Abortion in Luxembourg was liberalized on 15 November 1978.
Before the end of 12 weeks after conception (14 weeks after the last menstrual period), a woman who determines herself to be "in distress" can obtain an abortion after two consultations with a doctor, one medical and one psycho-social, and a waiting period of at least three days. An abortion at later stages can only be obtained when two doctors certify there is a danger to the mother or fetus. Under-age patients must be accompanied by a trusted adult to the meetings and the procedure itself. Abortions may be performed in hospitals, clinics, and a doctor's surgery.

Before reforms passed in 2012, only a doctor could determine if a woman was "in distress". Abortions in the first twelve weeks were only permitted in the event of a physical or mental health threat to the mother, a serious risk that the child would be born with a serious disease or serious defects, or a pregnancy resulting from rape.

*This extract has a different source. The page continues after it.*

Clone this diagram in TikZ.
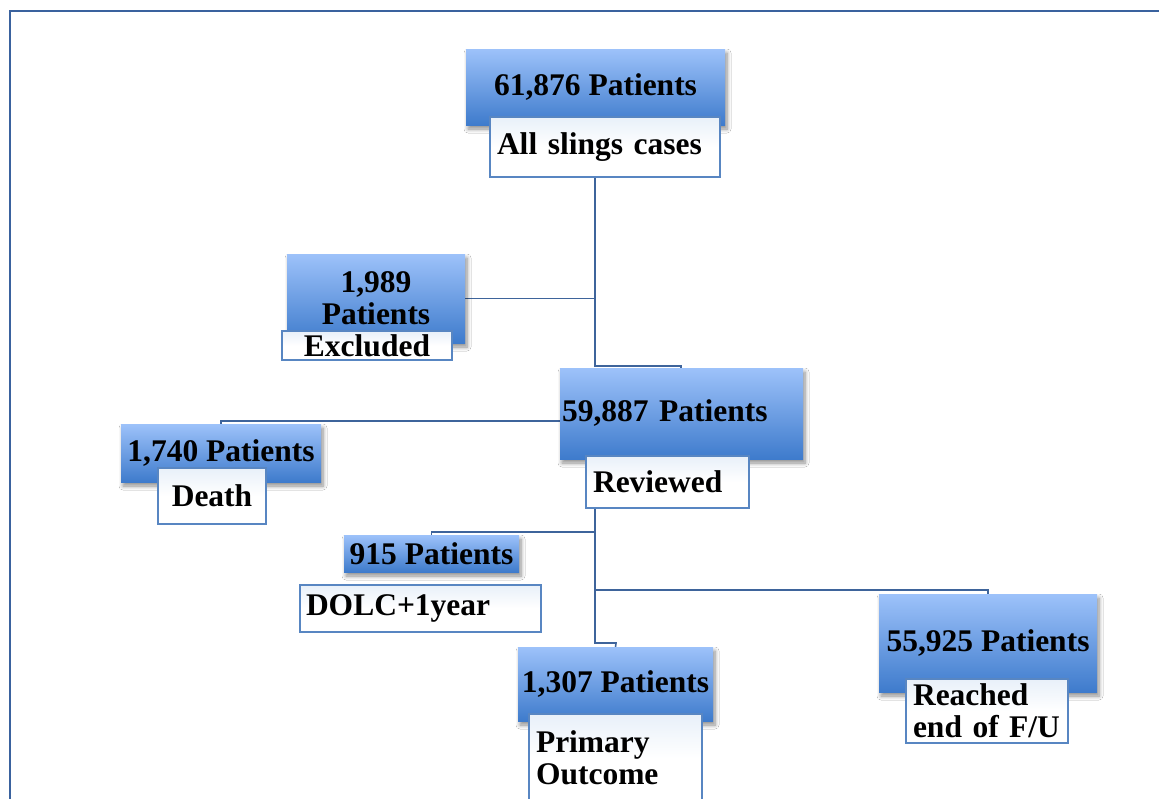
\documentclass[tikz,border=0pt]{standalone}
\usepackage{fontspec}
\setmainfont{Liberation Serif}
\usetikzlibrary{shadows.blur,backgrounds}
\definecolor{bluetop}{RGB}{157,194,250}
\definecolor{bluebot}{RGB}{62,123,204}
\definecolor{edgeblue}{RGB}{88,134,194}
\definecolor{linkblue}{RGB}{62,100,155}
\definecolor{frameblue}{RGB}{58,98,158}
\definecolor{tint}{RGB}{232,240,249}
\tikzset{
  txt/.style={font=\fontsize{31.5}{32}\selectfont\bfseries},
  bluebox/.style={rectangle, inner sep=0pt, top color=bluetop, bottom color=bluebot,
    draw=none, align=center, txt,
    blur shadow={shadow xshift=2pt, shadow yshift=-4pt, shadow blur radius=4pt,
      shadow blur steps=6, shadow opacity=45}},
  whitebox/.style={rectangle, inner sep=0pt, top color=tint, bottom color=white,
    middle color=white, draw=edgeblue, line width=1.4pt, align=center, txt},
  leftbox/.style={whitebox, align=left, inner xsep=7pt, inner ysep=0pt},
  conn/.style={draw=linkblue, line width=1.6pt},
}
\begin{document}
\begin{tikzpicture}[x=1pt,y=-1pt]
\clip (0,0) rectangle (1159,798);

% blue boxes
\node[bluebox, minimum width=259pt, minimum height=76pt] (n1) at (595.5,87) {61,876 Patients};
\node[bluebox, minimum width=178pt, minimum height=89pt] (n2) at (376,298.5) {1,989\\Patients};
\node[bluebox, minimum width=243pt, minimum height=91pt, inner xsep=2pt, text width=239pt, align=left] (n3) at (681.5,413.5) {59,887 Patients};
\node[bluebox, minimum width=200pt, minimum height=58pt] (n4) at (221,453) {1,740 Patients};
\node[bluebox, minimum width=175pt, minimum height=37pt] (n5) at (431.5,553.5) {915 Patients};
\node[bluebox, minimum width=195pt, minimum height=74pt] (n6) at (615.5,684) {1,307 Patients};
\node[bluebox, minimum width=218pt, minimum height=98pt] (n7) at (988,643) {55,925 Patients};

% white label boxes
\node[leftbox, text width=216pt, minimum height=60pt] (w1) at (605,147) {All slings cases};
\node[whitebox, minimum width=170pt, minimum height=29pt] (w2) at (367,345.5) {Excluded};
\node[leftbox, text width=149pt, minimum height=52pt] (w3) at (667.5,482) {Reviewed};
\node[whitebox, minimum width=108pt, minimum height=56pt] (w4) at (212,496) {Death};
\node[leftbox, inner xsep=6pt, text width=229pt, minimum height=47pt] (w5) at (420.5,608.5) {DOLC+1year};
\node[leftbox, text width=159pt, minimum height=88pt] (w6) at (615.5,758) {Primary\\Outcome};
\node[leftbox, text width=148pt, minimum height=64pt] (w7) at (987,711) {Reached\\end of F/U};

\coordinate (tr) at (595,0);
\coordinate (j1) at (681,366);
\coordinate (j3) at (616,643);

\begin{scope}[on background layer]
  \fill[white] (0,0) rectangle (1159,798);
  \draw[draw=frameblue, line width=2.6pt] (10,11) rectangle (1180,820);
  \draw[conn] (w1.south -| tr) |- (j1) -- (j1 |- n3.north);
  \draw[conn] (n2.east) -- (n2.east -| tr);
  \draw[conn] (n3.west |- 0,421) -| (n4.north);
  \draw[conn] (w3.south -| tr) |- (j3) -- (n6.north);
  \draw[conn] (tr |- 0,532) -| (n5.north);
  \draw[conn] (tr |- 0,590) -| (n7.north);
\end{scope}
\end{tikzpicture}
\end{document}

Under-age patients needed to obtain parental consent for an abortion, and abortions could only be performed in hospitals and clinics.

Many doctors in Luxembourg opt out of providing abortion services as conscientious objectors. Doctors who choose not to conduct an abortion, or are incapable of doing so, are required to refer the patient to another medical practitioner under the 2012 law.

== 21st century liberalization ==
In March 2026, the Chamber of Deputies passed a constitutional amendment enshrining the right to abortion in Luxembourg's national law. This made Luxembourg the second country in the world to legalise abortion at a constitutional level; after France in 2024.